I'm not even exaggerating. My Open, as far as I as concerned was over. I was in such a deep K-hole I had zero hope that Sam would win. This was what the Tennis Gods were telling me: NYC has had enough of you, Courtney. Go back to your hippie confines of free-trade organic coffee and corn cars and enjoy your tennis from afar. This trip is over.
So I have to give a lot of thanks to Rishe, her friend Ronnie (please tell me I got his name right), Uncle Jamie, Auntie Cari (yeah, we're going with that for now), Lexi, and Christina, for spending time with me at the Heineken bar and getting me pumped up for the Sam match. It just really really helped to talk about things other than Andy and Ana and it helped get me out of my head. I also have to thank the asshole sitting next to us who was shit-talking Dinara all night. Thanks for reminding me that the world is shitty and I should just get over it.
And so in we went for the Sam/Elena clash. I honestly didn't know which way this match was going to go. It was a tough matchup for Sam, as Elena was solid off the baseline and keep getting balls back and draw Sam into long rallies, which ain't her thing. Then again, Elena's serve was weak enough for Sam to jump on and control some rallies to break. So once again, in my mind, it would come down to Sam's serve and how easily she was going to hold.
Well it was lights out in the first set. Sam served well and smacked that forehand. Elena wasn't even playing poorly. Sam was just an offensive machine.
But then Sam went on one of her "no, really, I'm just a top 30 player" runs in the second set, wherein she couldn't hold serve to save her life. Elena was breaking her with ease. But that did mean that we got a lot of really impressive rallies. These ladies were absolutely pummeling the ball, but with intent. This was hitting with the intent set up shots and rallies. It was really fun and impressive to watch. Apparently Tracy Austin and Martina were absolutely gushing at the display of athleticism. This was basically the NYTM piece come to life.
But like, without glitter, wind machines, and slo-mo. And tube tops.
On we were to a deciding third set, wherein Elena got an early break and raced to a 3-0 lead. And this was where I turned a corner as a Sam fan. I had total faith Sam was going to comeback. Comebacks against Justine, Serena, last week's MP saver against Errani, and this week's comeback from a set and a break down to Vezzie totally gave me hope. This isn't the same Sam who would crumble when she saw the W on the horizon. Nor was this the same Sam who seemed to easily accept defeat when the faint scent of an L was in the wind. This Sam was different.
I remember turning to Rishe at either 0-3 or 1-4 and saying "It's ok. It's ok. It's only one break." And at one point I muttered under my breath "Come on, Sam. Just like Paris," referring to the Justine match where she lost three straight games in the third set only to steel herself and win the set. Even when she was down match points (four times), I, as a fan, wasn't accepting that it was over. "Come on, Sammy. This point. Right here."
Sam played those match points courageously. That was the difference. Elena, really, should have converted the first one she had but she pushed the forehand juuuuuuuuuuust wide.

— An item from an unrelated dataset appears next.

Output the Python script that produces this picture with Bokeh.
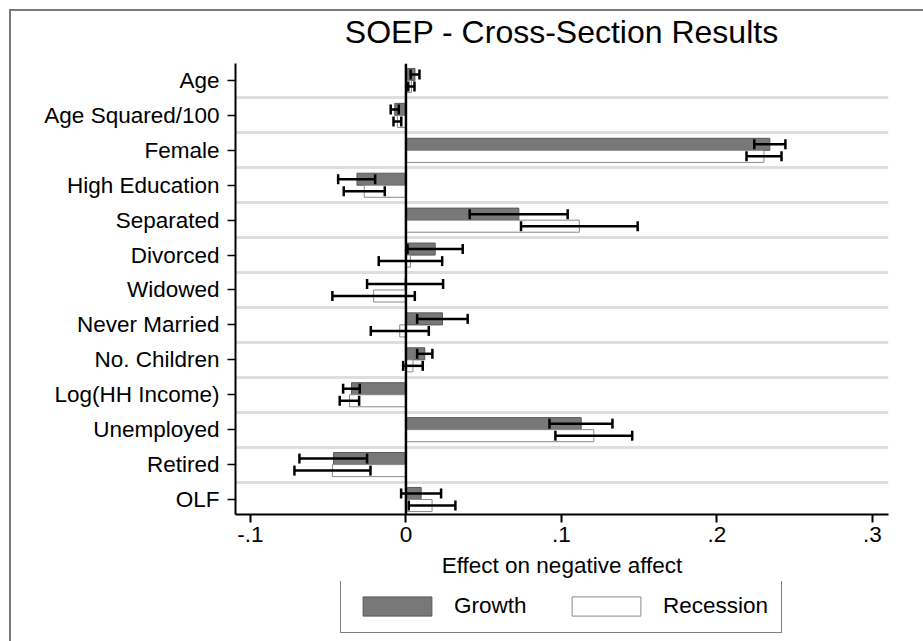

But I absolutely loved how Sam played the other three. She ran around a forehand and crushed it down the line to set up an eventual winner, she came to the net, she hit a tough slice that barely cleared the net. It was gutsy stuff from a kid who, despite her great wins, isn't exactly known as a "gutsy" player.
It's kind of an amazing thing as a tennis fan to see one of your favorite players grown into themselves. To mature and, in Sam's case, change her story. Long thought of as the laid-back Aussie who was content to play doubles but would crack under any pressure, even feather light, that lay on her shoulders (let's face it, she cracked under the pressure of HIT FOR HAITI for criminy sakes), she's somehow morphed into a confident, fiery competitor who plays through until the handshake. And it says a lot that her belief is contagious.
So yeah, she did it. She came back from 0-3 down and then from 3-5 down, saved four match points, and rebounded after failing to serve it out at 6-5, to handily take the tiebreaker. And I screamed. Lord did I scream. Hell, everyone was screaming, as the StoBros made sure that everyone in that stadium was an Aussie for the night. It was a fantastic match, best ladies match of the tournament so far and I would not be surprised if it's the best ladies match of the tournament once all is said and done. There were so many points that just compelled you to applaud, regardless of your rooting interests.
And I was absolutely gutted for Elena. Really, I was. Sammy made her earn it on those match points and she just couldn't do it. She choked and she got tight. And she knew it was happening and she couldn't stop it. She was the better player for much of the night. She won 107 points. Sam won 106. Such is tennis.
It sucks that these two had to play so early. I really thought Elena played well enough to deserve more than a fourth-round loss.
But thanks, Sam, for redeeming my day. In return, I'll be in the upper rafters tonight, cheering you on as best I can against Kim (another match that seems like it's happening way too early). But whatever happens, know this: I've had a great time.
So that was my 14 hours of navigating earth, purgatory, hell, and heaven. I got home and immediately fell asleep with the lights on in my clothes. The adrenaline high? Amazing. The adrenaline crash? Coma inducing.
This is our lot, tennis fans. Embrace the chaos.